* China July PPI +5.5 pct y/y (poll +5.5 pct), same as previous month
* PPI +0.2 pct m/m in July vs -0.2 pct in June
* Prices of raw materials up slightly
* Liquidity likely to remain tight - analyst
* China July CPI +1.4 pct y/y (poll +1.5 pct) vs 1.5 pct in June (Adding picture available with story, profit risks in paragraph 19)
By Sue-Lin Wong and Min Zhang
BEIJING, Aug 9 (Reuters) - China’s factory price inflation held steady in July in a positive sign for industrial output and profits for the third quarter, even though a government-led drive to reduce debt is expected to cool earnings and economic growth by year-end.
China’s economy has expanded solidly this year as commodity prices recovered, helping boost the industrial sector, while mild consumer price gains have left policymakers room to manoeuvre should growth falter.
The producer price index (PPI) rose 5.5 percent last month from a year earlier, unchanged from June, the National Bureau of Statistics (NBS) said on Wednesday. Analysts polled by Reuters had expected producer prices to hold steady for a third straight month at 5.5 percent.
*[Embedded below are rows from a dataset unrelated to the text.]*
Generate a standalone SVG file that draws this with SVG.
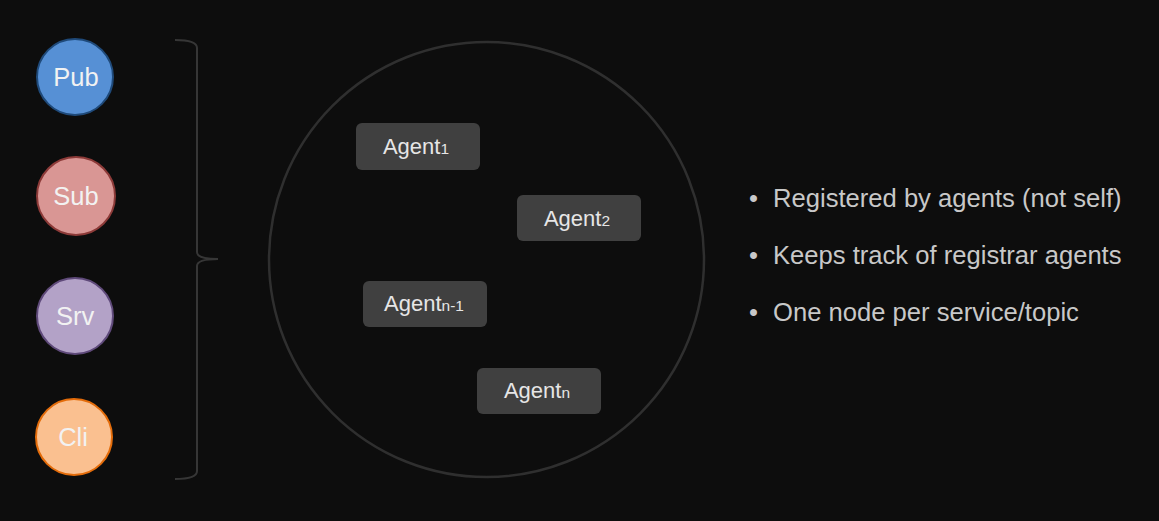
<svg xmlns="http://www.w3.org/2000/svg" width="1159" height="521" viewBox="0 0 1159 521">
<style>
.bg{fill:#0d0d0d}
.nt{font-family:"Liberation Sans",Arial,sans-serif;font-size:25.5px;fill:#f2f2f2;text-anchor:middle}
.box{fill:#404040}
.at{font-family:"Liberation Sans",Arial,sans-serif;font-size:22px;fill:#e6e6e6;text-anchor:middle}
.sub{font-size:15.5px}
.bt{font-family:"Liberation Sans",Arial,sans-serif;font-size:25.6px;fill:#c8c8c8}
</style>
<rect class="bg" x="0" y="0" width="1159" height="521"/>
<g id="pub"><circle cx="75" cy="77" r="38" fill="#5690d5" stroke="#1f4a7a" stroke-width="2"/><text class="nt" x="76" y="86">Pub</text></g>
<g id="sub"><circle cx="76" cy="196" r="39" fill="#d99694" stroke="#8c3a38" stroke-width="2"/><text class="nt" x="76" y="205">Sub</text></g>
<g id="srv"><circle cx="75" cy="316" r="38" fill="#b3a2c7" stroke="#5f4a7a" stroke-width="2"/><text class="nt" x="75" y="325">Srv</text></g>
<g id="cli"><circle cx="74" cy="437" r="38" fill="#fac090" stroke="#e46c0a" stroke-width="2"/><text class="nt" x="73" y="446">Cli</text></g>
<g id="connectors">
<path d="M175 40 Q197 40 197 48 L197 252 Q197 259 218 259 Q197 259 197 266 L197 471 Q197 479 175 479" fill="none" stroke="#363636" stroke-width="2"/>
</g>
<g id="cloud"><circle cx="486.5" cy="259.5" r="217.5" fill="none" stroke="#2f2f2f" stroke-width="2.5"/></g>
<g id="agent1"><rect class="box" x="356" y="123" width="124" height="47" rx="6"/><text class="at" x="416" y="154">Agent<tspan class="sub">1</tspan></text></g>
<g id="agent2"><rect class="box" x="517" y="195" width="124" height="46" rx="6"/><text class="at" x="577" y="226">Agent<tspan class="sub">2</tspan></text></g>
<g id="agentn1"><rect class="box" x="363" y="281" width="124" height="46" rx="6"/><text class="at" x="424" y="311">Agent<tspan class="sub">n-1</tspan></text></g>
<g id="agentn"><rect class="box" x="477" y="368" width="124" height="46" rx="6"/><text class="at" x="537" y="398">Agent<tspan class="sub">n</tspan></text></g>
<g id="bullets">
<text class="bt" x="749" y="207">•</text><text class="bt" x="773" y="207">Registered by agents (not self)</text>
<text class="bt" x="749" y="264">•</text><text class="bt" x="773" y="264">Keeps track of registrar agents</text>
<text class="bt" x="749" y="321">•</text><text class="bt" x="773" y="321">One node per service/topic</text>
</g>
</svg>
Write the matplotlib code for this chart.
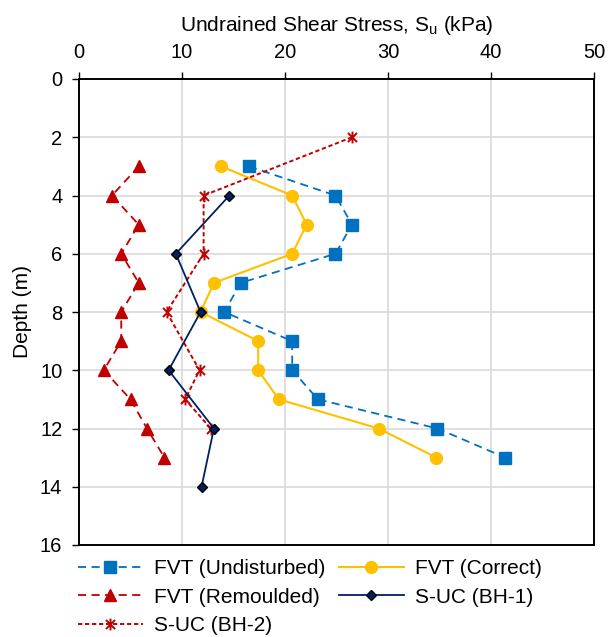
import matplotlib
matplotlib.use("Agg")
import matplotlib.pyplot as plt
from matplotlib.path import Path

plt.rcParams["font.family"] = ["Liberation Sans", "DejaVu Sans"]
plt.rcParams["mathtext.fontset"] = "custom"
plt.rcParams["mathtext.rm"] = "Liberation Sans"

# Field vane tests (FVT) and unconfined compression (S-UC) results
depth_fvt = [3, 4, 5, 6, 7, 8, 9, 10, 11, 12, 13]
su_undisturbed = [16.5, 24.9, 26.5, 24.9, 15.7, 14.1, 20.7, 20.7, 23.2, 34.8, 41.4]
su_correct = [13.8, 20.7, 22.1, 20.7, 13.1, 11.8, 17.4, 17.4, 19.4, 29.1, 34.7]
su_remoulded = [5.8, 3.2, 5.8, 4.1, 5.8, 4.1, 4.1, 2.4, 5.0, 6.6, 8.3]

depth_bh1 = [4, 6, 8, 10, 12, 14]
su_bh1 = [14.6, 9.4, 11.8, 8.7, 13.1, 11.9]

depth_bh2 = [2, 4, 6, 8, 10, 11, 12]
su_bh2 = [26.5, 12.1, 12.1, 8.5, 11.7, 10.3, 12.8]

x_ticks = [0, 10, 20, 30, 40, 50]
y_ticks = [0, 2, 4, 6, 8, 10, 12, 14, 16]

# six-armed star marker: an x crossed by a vertical stroke
star = Path([(-1, -1), (1, 1), (-1, 1), (1, -1), (0, -1.3), (0, 1.3)],
            [Path.MOVETO, Path.LINETO, Path.MOVETO, Path.LINETO, Path.MOVETO, Path.LINETO])

fig = plt.figure(figsize=(6.16, 6.37), dpi=100)
ax = fig.add_axes([79 / 616, 1 - 545 / 637, (594 - 79) / 616, (545 - 79) / 637])

blue = "#0070C0"
gold = "#FFC000"
red = "#C00000"
navy = "#002060"

h_und, = ax.plot(su_undisturbed, depth_fvt, color=blue, lw=1.3, dashes=(4.5, 3),
                 marker="s", ms=8.5, mfc=blue, mec=blue, label="FVT (Undisturbed)", zorder=3)
h_cor, = ax.plot(su_correct, depth_fvt, color=gold, lw=1.5, linestyle="-",
                 marker="o", ms=8.5, mfc=gold, mec=gold, label="FVT (Correct)", zorder=3)
h_rem, = ax.plot(su_remoulded, depth_fvt, color=red, lw=1.3, dashes=(4.5, 3),
                 marker="^", ms=8.5, mfc=red, mec=red, label="FVT (Remoulded)", zorder=3)
h_bh1, = ax.plot(su_bh1, depth_bh1, color=navy, lw=1.3, linestyle="-",
                 marker="D", ms=5.5, mfc=navy, mec="black", mew=1.0, label="S-UC (BH-1)", zorder=4)
h_bh2, = ax.plot(su_bh2, depth_bh2, color=red, lw=1.4, dashes=(2.2, 1.4),
                 marker=star, ms=8.5, mfc="none", mec=red, mew=1.4, label="S-UC (BH-2)", zorder=3)

ax.set_xlim(0, 50)
ax.set_ylim(16, 0)
ax.set_xticks(x_ticks)
ax.set_yticks(y_ticks)
ax.xaxis.tick_top()
ax.xaxis.set_label_position("top")
ax.tick_params(axis="both", which="major", direction="out", length=5, width=1.0,
               labelsize=14.5, pad=7, color="black")
ax.grid(True, color="#D9D9D9", lw=1.2)
ax.set_axisbelow(True)
for s in ax.spines.values():
    s.set_color("black")
    s.set_linewidth(1.4)

ax.set_xlabel(r"Undrained Shear Stress, S$_{\rm u}$ (kPa)", fontsize=15, labelpad=9)
ax.set_ylabel("Depth (m)", fontsize=15, labelpad=6)

fig.legend(handles=[h_und, h_rem, h_bh2, h_cor, h_bh1], ncol=2,
           loc="upper left", bbox_to_anchor=(74 / 616, 1 - 555 / 637),
           frameon=False, fontsize=15, handlelength=3.1, handletextpad=0.55,
           columnspacing=0.65, labelspacing=0.45, borderaxespad=0, borderpad=0.2)

fig.savefig("out.png", dpi=100)
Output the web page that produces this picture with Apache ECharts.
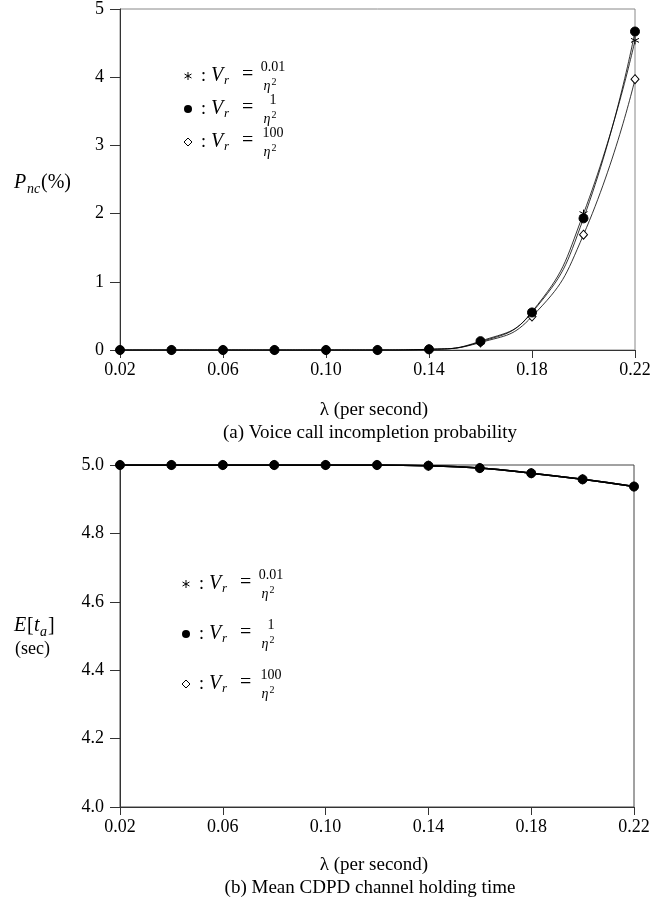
<!DOCTYPE html>
<html>
<head>
<meta charset="utf-8">
<script src="https://cdn.jsdelivr.net/npm/echarts@6/dist/echarts.min.js"></script>
<style>html,body{margin:0;padding:0;background:#fff}#c{width:664px;height:904px}</style>
</head>
<body>
<div id="c"></div>
<script>
const lambda = [0.02,0.04,0.06,0.08,0.10,0.12,0.14,0.16,0.18,0.20,0.22];
const xTicks = [0.02,0.06,0.10,0.14,0.18,0.22];
const pncStar = [0,0,0,0,0,0,0.01,0.12,0.56,2.00,4.54];
const pncDot  = [0,0,0,0,0,0,0.01,0.13,0.55,1.93,4.67];
const pncDia  = [0,0,0,0,0,0,0.01,0.11,0.49,1.69,3.97];
const etStar = [5.0,5.0,5.0,5.0,5.0,5.0,4.998,4.991,4.976,4.958,4.937];
const etDot  = [5.0,5.0,5.0,5.0,5.0,5.0,4.998,4.991,4.976,4.958,4.937];
const etDia  = [5.0,5.0,5.0,5.0,5.0,5.0,4.998,4.991,4.976,4.958,4.937];
const topTicks = [0,1,2,3,4,5];
const botTicks = [4.0,4.2,4.4,4.6,4.8,5.0];

const FONT = 'Liberation Serif';
const pair = ys => lambda.map((x,i)=>[x, ys[i]]);
const starPath = 'path://M0,-10L0,10M-8.66,-5L8.66,5M-8.66,5L8.66,-5';

function xAxisCfg(gi){
  return {
    type:'value', gridIndex:gi, min:0.02, max:0.22, interval:0.02,
    axisLine:{show:true, onZero:false, lineStyle:{color:'#333', width:1}},
    axisTick:{show:true, length:8, customValues:xTicks, lineStyle:{color:'#333'}},
    axisLabel:{customValues:xTicks, formatter:v=>v.toFixed(2), color:'#000', fontFamily:FONT, fontSize:18, margin:11},
    splitLine:{show:false}
  };
}
function yAxisCfg(gi, min, max, interval, dec, ticks){
  return {
    type:'value', gridIndex:gi, min:min, max:max, interval:interval,
    axisLine:{show:true, lineStyle:{color:'#333', width:1}},
    axisTick:{show:true, length:10, customValues:ticks, lineStyle:{color:'#333'}},
    axisLabel:{customValues:ticks, formatter:v=>v.toFixed(dec), color:'#000', fontFamily:FONT, fontSize:18, margin:16},
    splitLine:{show:false}
  };
}
function lineSeries(gi, data, symbol, size, fill, lw, z){
  return {
    type:'line', xAxisIndex:gi, yAxisIndex:gi, data:data, smooth:0.5,
    symbol:symbol, symbolSize:size, showSymbol:true,
    lineStyle:{color:'#000', width:lw},
    itemStyle:{color:fill, borderColor:'#000', borderWidth:1},
    z:z, animation:false
  };
}

function legendRow(x0, y, sym, num){
  const els = [];
  if(sym==='star'){
    const L = (x1,y1,x2,y2)=>({type:'line', shape:{x1:x0+x1,y1:y+y1,x2:x0+x2,y2:y+y2}, style:{stroke:'#000', lineWidth:1}});
    els.push(L(0,-4,0,4), L(-3.46,-2,3.46,2), L(-3.46,2,3.46,-2));
  } else if(sym==='dot'){
    els.push({type:'circle', shape:{cx:x0, cy:y, r:4}, style:{fill:'#000'}});
  } else {
    els.push({type:'polygon', shape:{points:[[x0,y-4],[x0+4,y],[x0,y+4],[x0-4,y]]}, style:{fill:'#fff', stroke:'#000', lineWidth:1}});
  }
  const t = (txt,x,yy,size,italic,align)=>({type:'text', x:x, y:yy, style:{text:txt, fontFamily:FONT, fontSize:size, fontStyle:italic?'italic':'normal', fill:'#000', align:align||'left', verticalAlign:'middle'}});
  els.push(t(':', x0+13, y, 18, false));
  els.push(t('V', x0+23, y, 20, true));
  els.push(t('r', x0+36, y+5, 13, true));
  els.push(t('=', x0+54, y-1, 20, false));
  els.push(t(num, x0+85, y-9, 14, false, 'center'));
  els.push(t('η', x0+79, y+10, 14, true, 'center'));
  els.push(t('2', x0+86, y+6, 10, false, 'center'));
  return els;
}

const chart = echarts.init(document.getElementById('c'), null, {renderer:'canvas'});
const graphics = [].concat(
  legendRow(188, 76, 'star', '0.01'),
  legendRow(188, 109, 'dot', '1'),
  legendRow(188, 142, 'dia', '100'),
  legendRow(186, 584, 'star', '0.01'),
  legendRow(186, 634, 'dot', '1'),
  legendRow(186, 684, 'dia', '100'),
  [
    {type:'text', x:14, y:183, style:{text:'P', fontFamily:FONT, fontSize:20, fontStyle:'italic', fill:'#000', verticalAlign:'middle'}},
    {type:'text', x:27, y:189, style:{text:'nc', fontFamily:FONT, fontSize:14, fontStyle:'italic', fill:'#000', verticalAlign:'middle'}},
    {type:'text', x:41, y:183, style:{text:'(%)', fontFamily:FONT, fontSize:20, fill:'#000', verticalAlign:'middle'}},
    {type:'text', x:14, y:626, style:{text:'E', fontFamily:FONT, fontSize:20, fontStyle:'italic', fill:'#000', verticalAlign:'middle'}},
    {type:'text', x:27, y:626, style:{text:'[', fontFamily:FONT, fontSize:20, fill:'#000', verticalAlign:'middle'}},
    {type:'text', x:34, y:626, style:{text:'t', fontFamily:FONT, fontSize:20, fontStyle:'italic', fill:'#000', verticalAlign:'middle'}},
    {type:'text', x:40, y:632, style:{text:'a', fontFamily:FONT, fontSize:14, fontStyle:'italic', fill:'#000', verticalAlign:'middle'}},
    {type:'text', x:48, y:626, style:{text:']', fontFamily:FONT, fontSize:20, fill:'#000', verticalAlign:'middle'}},
    {type:'text', x:15, y:649, style:{text:'(sec)', fontFamily:FONT, fontSize:18, fill:'#000', verticalAlign:'middle'}},
    {type:'text', x:374, y:410, style:{text:'λ (per second)', fontFamily:FONT, fontSize:19, fill:'#000', align:'center', verticalAlign:'middle'}},
    {type:'text', x:370, y:433, style:{text:'(a) Voice call incompletion probability', fontFamily:FONT, fontSize:19, fill:'#000', align:'center', verticalAlign:'middle'}},
    {type:'text', x:374, y:865, style:{text:'λ (per second)', fontFamily:FONT, fontSize:19, fill:'#000', align:'center', verticalAlign:'middle'}},
    {type:'text', x:370, y:888, style:{text:'(b) Mean CDPD channel holding time', fontFamily:FONT, fontSize:19, fill:'#000', align:'center', verticalAlign:'middle'}}
  ]
);

chart.setOption({
  animation:false,
  backgroundColor:'#fff',
  grid:[
    {left:120, right:29, top:8, height:342, show:true, borderColor:'#888', borderWidth:1, backgroundColor:'transparent'},
    {left:120, right:30, top:465, height:342, show:true, borderColor:'#444', borderWidth:1, backgroundColor:'transparent'}
  ],
  xAxis:[xAxisCfg(0), xAxisCfg(1)],
  yAxis:[yAxisCfg(0,0,5,1,0,topTicks), yAxisCfg(1,4.0,5.0,0.2,1,botTicks)],
  series:[
    lineSeries(0, pair(pncDia), 'diamond', [8,9], '#fff', 0.8, 2),
    lineSeries(0, pair(pncStar), starPath, 8, 'none', 0.8, 3),
    lineSeries(0, pair(pncDot), 'circle', 9, '#000', 0.8, 4),
    lineSeries(1, pair(etDia), 'diamond', [8,9], '#fff', 1.5, 2),
    lineSeries(1, pair(etStar), starPath, 8, 'none', 1.5, 3),
    lineSeries(1, pair(etDot), 'circle', 9, '#000', 1.5, 4)
  ],
  graphic:graphics
});
</script>
</body>
</html>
Analysts say given expectations of deeper capacity cuts heading into the winter months, keeping supply tight and prices up, operating margins for businesses will probably remain solid in a boost to the bottom line.
“We expect the PPI y/y to remain strong in the coming months, as the capacity reduction proceeds,” said David Qu, markets economist at ANZ in a note to clients.
“The strong PPI indicates decent growth in corporate profits, especially for SOEs, leaving the authorities room for deleveraging,” he said.
On a month-on-month basis, the PPI rose 0.2 percent in July, after three months in the red, with the NBS attributing this to a rise in prices of commodities including steel and non-ferrous metals.
Prices of commodities futures including steel rebar began to rise again in June and have continued to surge through early August, underscoring concerns over tight supply amid pollution inspections and strong restocking demand.
China has eliminated around 120 million tonnes of low-grade steel capacity and 42.39 million tonnes of crude steel capacity in the first half of the year, equivalent to 84 percent of its target for the whole year.
Beijing has also ordered steel and aluminium producers in 28 cities to slash output during the winter heating season that starts in November to curb pollution, spurring local investors to anticipate gains for big producers when a shortfall bites.
Besides the capacity cuts, “the strong pipeline of infrastructure investment will continue to underpin material prices in the coming months,” ANZ’s Qu said.
Shares in state-run Aluminium Corp of China (Chalco) have surged 63 percent since the start of July, while shares in Shenzhen-listed Yunnan Aluminium have rallied 67 percent.
Inflation has been sluggish in major economies including the United States, Europe and Japan despite brightening growth.
China’s consumer price index slowed slightly to 1.4 percent in July from a year earlier, missing market expectations, pressured by a 1.1 percent annual fall in food prices. Analysts had predicted consumer inflation to have remained unchanged at 1.5 percent for the third month in a row.
“The current level of consumer inflation is so mild that the PBOC will be comfortable resuming the deleveraging process in the financial sector,” Iris Pang, ING economist wrote in a note ahead of the data.
Chinese policymakers have clamped down on expansion of the money supply, and broad credit growth has also moderated, which could weigh on any further industrial recovery in China.
The world’s second-largest economy has defied expectations for a slowdown and expanded at a solid pace in the first half, as a government-led infrastructure push has kept construction humming, though the broad consensus is for growth to cool slightly in coming quarters as authorities continue to crackdown on financial risks.
Any weakness in factory price inflation could start to weigh on profits at China’s large - and often heavily indebted - industrial firms, who have benefited from a strong commodities reflation cycle over the last year.
While China’s manufacturing sector has shown solid activity, a potential slowdown in profit growth would impact their ability to trim debt levels, which remain a concern for policy makers.
“We expect the central bank to keep liquidity either as tight as in July or even slightly tighter, and push interbank interest rates higher, especially at the short-end to reduce leveraging activities by interbank participants, which include banks and non-bank financial institutions,” ING’s Pang said.
China has set its inflation target at 3 percent and economic growth of around 6.5 this year, which suggests policy makers still have room to tighten controls to rein in financial risks from years of debt-fueled stimulus.